Task requirements |
Pull out every line in the data that has the string "this" in it.

Recorded data:
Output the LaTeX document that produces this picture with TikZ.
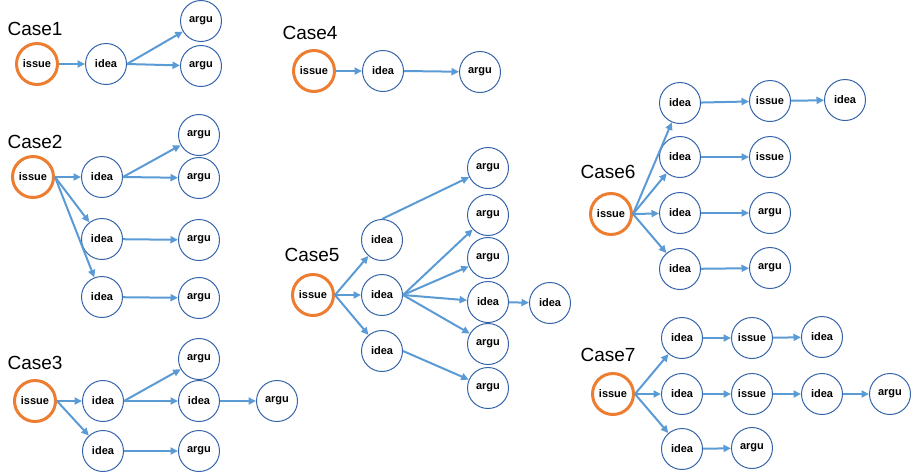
\documentclass[tikz,border=0pt]{standalone}
\usepackage{fontspec}
\setmainfont{Liberation Sans}
\usetikzlibrary{arrows.meta}
\definecolor{nodeblue}{HTML}{3564A8}
\definecolor{arrowblue}{HTML}{5B9BD5}
\definecolor{rootorange}{HTML}{ED7D31}
\begin{document}
\begin{tikzpicture}[x=1pt,y=-1pt,
  nd/.style={circle,draw=nodeblue,line width=1pt,minimum size=41pt,inner sep=0pt,font=\fontsize{11}{13}\selectfont\bfseries},
  root/.style={nd,draw=rootorange,line width=3pt},
  lbl/.style={font=\fontsize{19}{22}\selectfont,inner sep=0pt},
  ar/.style={draw=arrowblue,line width=2pt,-{Triangle[length=7.5pt,width=7pt]}}]
\useasboundingbox (0,0) rectangle (917,475);
% Case1
\node[lbl] (L1) at (35,29) {Case1};
\node[root] (c1i) at (37,64) {issue};
\node[nd] (c1d) at (106,64) {idea};
\node[nd] (c1a1) at (201,21) {argu};
\node[nd] (c1a2) at (201,66) {argu};
\draw[ar] (c1i) -- (c1d);
\draw[ar] (c1d.east) -- (c1a1);
\draw[ar] (c1d.east) -- (c1a2);
% Case2
\node[lbl] (L2) at (35,142) {Case2};
\node[root] (c2i) at (33,177) {issue};
\node[nd] (c2d1) at (102,177) {idea};
\node[nd] (c2d2) at (102,239) {idea};
\node[nd] (c2d3) at (102,297) {idea};
\node[nd] (c2a1) at (199,135) {argu};
\node[nd] (c2a2) at (199,178) {argu};
\node[nd] (c2a3) at (199,240) {argu};
\node[nd] (c2a4) at (199,298) {argu};
\draw[ar] (c2i.east) -- (c2d1);
\draw[ar] (c2i.east) -- (c2d2);
\draw[ar] (c2i.east) -- (c2d3);
\draw[ar] (c2d1.east) -- (c2a1);
\draw[ar] (c2d1.east) -- (c2a2);
\draw[ar] (c2d2) -- (c2a3);
\draw[ar] (c2d3) -- (c2a4);
% Case3
\node[lbl] (L3) at (35,363) {Case3};
\node[root] (c3i) at (35,401) {issue};
\node[nd] (c3d1) at (103,401) {idea};
\node[nd] (c3d2) at (103,451) {idea};
\node[nd] (c3a1) at (199,359) {argu};
\node[nd] (c3d3) at (199,401) {idea};
\node[nd] (c3a2) at (277,401) {argu};
\node[nd] (c3a3) at (199,451) {argu};
\draw[ar] (c3i) -- (c3d1);
\draw[ar] (c3i.east) -- (c3d2);
\draw[ar] (c3d1.east) -- (c3a1);
\draw[ar] (c3d1) -- (c3d3);
\draw[ar] (c3d3) -- (c3a2);
\draw[ar] (c3d2) -- (c3a3);
% Case4
\node[lbl] (L4) at (310,33) {Case4};
\node[root] (c4i) at (314,71) {issue};
\node[nd] (c4d) at (383,71) {idea};
\node[nd] (c4a) at (480,72) {argu};
\draw[ar] (c4i) -- (c4d);
\draw[ar] (c4d.east) -- (c4a);
% Case5
\node[lbl] (L5) at (312,255) {Case5};
\node[root] (c5i) at (313,295) {issue};
\node[nd] (c5d1) at (382,240) {idea};
\node[nd] (c5d2) at (382,295) {idea};
\node[nd] (c5d3) at (382,351) {idea};
\node[nd] (c5a1) at (488,168) {argu};
\node[nd] (c5a2) at (488,215) {argu};
\node[nd] (c5a3) at (488,258) {argu};
\node[nd] (c5e) at (488,302) {idea};
\node[nd] (c5a4) at (488,344) {argu};
\node[nd] (c5a5) at (488,388) {argu};
\node[nd] (c5f) at (550,303) {idea};
\draw[ar] (c5i.east) -- (c5d1);
\draw[ar] (c5i) -- (c5d2);
\draw[ar] (c5i.east) -- (c5d3);
\draw[ar] (c5d1.north) -- (c5a1);
\draw[ar] (c5d2.east) -- (c5a2);
\draw[ar] (c5d2.east) -- (c5a3);
\draw[ar] (c5d2.east) -- (c5e);
\draw[ar] (c5d2.east) -- (c5a4);
\draw[ar] (c5d3.east) -- (c5a5);
\draw[ar] (c5e) -- (c5f);
% Case6
\node[lbl] (L6) at (608,172) {Case6};
\node[root] (c6i) at (611,214) {issue};
\node[nd] (c6d1) at (680,103) {idea};
\node[nd] (c6d2) at (680,157) {idea};
\node[nd] (c6d3) at (680,213) {idea};
\node[nd] (c6d4) at (680,269) {idea};
\node[nd] (c6s1) at (770,101) {issue};
\node[nd] (c6s2) at (770,157) {issue};
\node[nd] (c6a1) at (770,213) {argu};
\node[nd] (c6a2) at (770,268) {argu};
\node[nd] (c6e) at (845,100) {idea};
\draw[ar] (c6i.east) -- (c6d1);
\draw[ar] (c6i.east) -- (c6d2);
\draw[ar] (c6i.east) -- (c6d3);
\draw[ar] (c6i.east) -- (c6d4);
\draw[ar] (c6d1) -- (c6s1);
\draw[ar] (c6d2) -- (c6s2);
\draw[ar] (c6d3) -- (c6a1);
\draw[ar] (c6d4) -- (c6a2);
\draw[ar] (c6s1) -- (c6e);
% Case7
\node[lbl] (L7) at (608,355) {Case7};
\node[root] (c7i) at (613,394) {issue};
\node[nd] (c7d1) at (682,338) {idea};
\node[nd] (c7d2) at (682,394) {idea};
\node[nd] (c7d3) at (682,449) {idea};
\node[nd] (c7s1) at (752,338) {issue};
\node[nd] (c7s2) at (752,394) {issue};
\node[nd] (c7a1) at (752,448) {argu};
\node[nd] (c7e1) at (822,337) {idea};
\node[nd] (c7e2) at (822,394) {idea};
\node[nd] (c7a2) at (890,394) {argu};
\draw[ar] (c7i.east) -- (c7d1);
\draw[ar] (c7i) -- (c7d2);
\draw[ar] (c7i.east) -- (c7d3);
\draw[ar] (c7d1) -- (c7s1);
\draw[ar] (c7s1) -- (c7e1);
\draw[ar] (c7d2) -- (c7s2);
\draw[ar] (c7s2) -- (c7e2);
\draw[ar] (c7e2) -- (c7a2);
\draw[ar] (c7d3) -- (c7a1);
\end{tikzpicture}
\end{document}
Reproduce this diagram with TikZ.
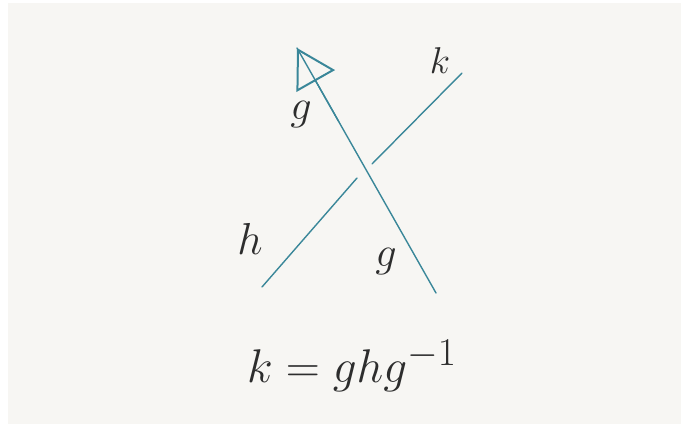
\documentclass[tikz,border=0pt]{standalone}
\usetikzlibrary{arrows.meta,calc}
\definecolor{paper}{RGB}{247,246,243}
\definecolor{strandcol}{RGB}{58,135,153}
\definecolor{inkcol}{RGB}{45,45,45}
\newcommand{\handmath}[2]{\scalebox{#1}{\Huge$#2$}}
\tikzset{
  strand/.style={draw=strandcol,line width=1.4pt,line cap=round},
  lbl/.style={text=inkcol,inner sep=0pt},
}
\begin{document}
\begin{tikzpicture}[x=1pt,y=-1pt]
    \useasboundingbox (0,0) rectangle (681,428);
    \fill[paper] (8,3) rectangle (681,424);
    % over strand g, with its arrow
    \coordinate (gbot) at (436,293);
    \coordinate (gtop) at (297,48);
    \draw[strand] (gbot) -- (gtop);
    \draw[strand,-{Triangle[open,length=38pt,width=44pt,line width=2pt]}] ($(gtop)!0.3!(gbot)$) -- (gtop);
    % under strand h / k
    \coordinate (hbot) at (262,287);
    \coordinate (hgap) at (357,178);
    \coordinate (kgap) at (372,164);
    \coordinate (ktop) at (462,73);
    \draw[strand] (hbot) -- (hgap);
    \draw[strand] (kgap) -- (ktop);
    % labels
    \node[lbl] (gup) at (301,115) {\handmath{1.7}{g}};
    \node[lbl] (kup) at (440,61) {\handmath{1.5}{k}};
    \node[lbl] (hlow) at (250,239) {\handmath{1.8}{h}};
    \node[lbl] (glow) at (386,262) {\handmath{1.7}{g}};
    \node[lbl] (eq) at (352,366) {\handmath{1.9}{k = ghg^{-1}}};
  \end{tikzpicture}
\end{document}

Output |
Output the LaTeX document that produces this picture with TikZ.
Reproduce this diagram with TikZ.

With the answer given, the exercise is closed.